» **Set problem**:
Do not repeat pictures. Repeat exactly the lines of the listing below from its first line through the line with "0.0073, 0.0067, 0.0071, 0.0078, 0.0079, 0.0076]".

» **Provided material**:
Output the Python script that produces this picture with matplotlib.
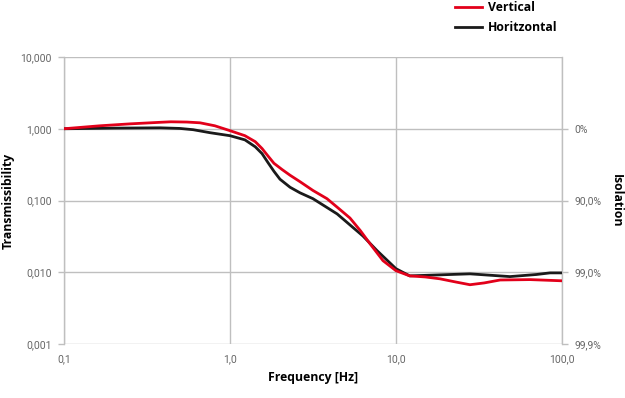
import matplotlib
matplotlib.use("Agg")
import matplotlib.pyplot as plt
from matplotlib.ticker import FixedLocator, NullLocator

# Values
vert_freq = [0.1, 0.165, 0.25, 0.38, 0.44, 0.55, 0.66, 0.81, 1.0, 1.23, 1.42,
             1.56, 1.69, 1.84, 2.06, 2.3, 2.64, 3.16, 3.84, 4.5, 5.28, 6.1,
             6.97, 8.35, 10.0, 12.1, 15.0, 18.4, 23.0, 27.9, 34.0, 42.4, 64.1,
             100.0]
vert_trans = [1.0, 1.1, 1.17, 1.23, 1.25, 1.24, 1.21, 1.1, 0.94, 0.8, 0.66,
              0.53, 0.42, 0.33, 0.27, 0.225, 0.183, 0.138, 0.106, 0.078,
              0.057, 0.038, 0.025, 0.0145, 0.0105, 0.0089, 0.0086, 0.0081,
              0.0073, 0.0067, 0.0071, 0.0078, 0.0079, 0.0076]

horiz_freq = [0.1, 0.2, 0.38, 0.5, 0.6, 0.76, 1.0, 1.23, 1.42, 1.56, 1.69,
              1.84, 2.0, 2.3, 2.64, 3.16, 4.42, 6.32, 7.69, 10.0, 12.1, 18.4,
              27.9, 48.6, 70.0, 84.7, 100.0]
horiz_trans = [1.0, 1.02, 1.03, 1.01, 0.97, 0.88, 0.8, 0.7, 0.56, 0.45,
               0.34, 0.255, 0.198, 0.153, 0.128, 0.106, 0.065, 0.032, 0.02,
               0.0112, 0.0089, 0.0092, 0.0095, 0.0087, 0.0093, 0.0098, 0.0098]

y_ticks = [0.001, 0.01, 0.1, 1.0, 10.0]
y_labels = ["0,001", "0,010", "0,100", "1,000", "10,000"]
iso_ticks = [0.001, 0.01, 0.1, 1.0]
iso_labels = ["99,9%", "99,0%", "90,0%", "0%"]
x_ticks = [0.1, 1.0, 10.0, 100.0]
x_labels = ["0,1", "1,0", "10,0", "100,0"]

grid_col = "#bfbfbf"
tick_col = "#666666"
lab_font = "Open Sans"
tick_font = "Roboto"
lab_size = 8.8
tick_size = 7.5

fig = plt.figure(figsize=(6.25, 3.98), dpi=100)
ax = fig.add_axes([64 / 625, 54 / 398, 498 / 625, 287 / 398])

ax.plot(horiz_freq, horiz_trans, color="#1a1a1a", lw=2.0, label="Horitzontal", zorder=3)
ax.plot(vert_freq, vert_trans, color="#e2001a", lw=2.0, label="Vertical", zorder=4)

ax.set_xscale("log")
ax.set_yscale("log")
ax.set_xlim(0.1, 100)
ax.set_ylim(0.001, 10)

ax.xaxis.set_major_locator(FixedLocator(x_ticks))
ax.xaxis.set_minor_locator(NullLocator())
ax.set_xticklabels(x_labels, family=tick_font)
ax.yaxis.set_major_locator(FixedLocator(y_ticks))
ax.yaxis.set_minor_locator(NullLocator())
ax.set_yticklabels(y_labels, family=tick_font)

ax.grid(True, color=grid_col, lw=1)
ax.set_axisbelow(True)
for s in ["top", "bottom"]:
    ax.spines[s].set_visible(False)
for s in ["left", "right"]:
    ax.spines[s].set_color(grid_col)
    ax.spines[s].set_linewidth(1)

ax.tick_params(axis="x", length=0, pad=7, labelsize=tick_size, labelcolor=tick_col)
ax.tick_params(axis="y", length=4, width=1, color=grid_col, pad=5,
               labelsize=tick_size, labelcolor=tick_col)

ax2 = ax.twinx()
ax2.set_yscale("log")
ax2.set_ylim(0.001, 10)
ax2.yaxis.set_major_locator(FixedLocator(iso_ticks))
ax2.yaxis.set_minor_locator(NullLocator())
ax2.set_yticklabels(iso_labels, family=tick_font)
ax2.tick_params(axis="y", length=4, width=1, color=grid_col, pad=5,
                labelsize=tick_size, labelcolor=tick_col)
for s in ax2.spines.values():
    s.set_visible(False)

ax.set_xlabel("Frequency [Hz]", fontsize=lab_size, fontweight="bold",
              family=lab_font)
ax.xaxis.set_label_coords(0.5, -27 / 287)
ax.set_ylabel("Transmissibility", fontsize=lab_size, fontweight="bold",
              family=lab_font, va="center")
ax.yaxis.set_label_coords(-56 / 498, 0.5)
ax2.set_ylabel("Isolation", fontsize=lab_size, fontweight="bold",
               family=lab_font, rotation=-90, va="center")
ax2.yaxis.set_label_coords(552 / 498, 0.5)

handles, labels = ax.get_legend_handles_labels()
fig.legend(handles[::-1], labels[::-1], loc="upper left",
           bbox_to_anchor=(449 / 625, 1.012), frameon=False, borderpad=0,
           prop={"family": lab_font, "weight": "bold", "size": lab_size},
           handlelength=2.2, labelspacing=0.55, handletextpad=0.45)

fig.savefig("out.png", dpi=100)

» **Exercise response**:
Output the Python script that produces this picture with matplotlib.
import matplotlib
matplotlib.use("Agg")
import matplotlib.pyplot as plt
from matplotlib.ticker import FixedLocator, NullLocator

# Values
vert_freq = [0.1, 0.165, 0.25, 0.38, 0.44, 0.55, 0.66, 0.81, 1.0, 1.23, 1.42,
             1.56, 1.69, 1.84, 2.06, 2.3, 2.64, 3.16, 3.84, 4.5, 5.28, 6.1,
             6.97, 8.35, 10.0, 12.1, 15.0, 18.4, 23.0, 27.9, 34.0, 42.4, 64.1,
             100.0]
vert_trans = [1.0, 1.1, 1.17, 1.23, 1.25, 1.24, 1.21, 1.1, 0.94, 0.8, 0.66,
              0.53, 0.42, 0.33, 0.27, 0.225, 0.183, 0.138, 0.106, 0.078,
              0.057, 0.038, 0.025, 0.0145, 0.0105, 0.0089, 0.0086, 0.0081,
              0.0073, 0.0067, 0.0071, 0.0078, 0.0079, 0.0076]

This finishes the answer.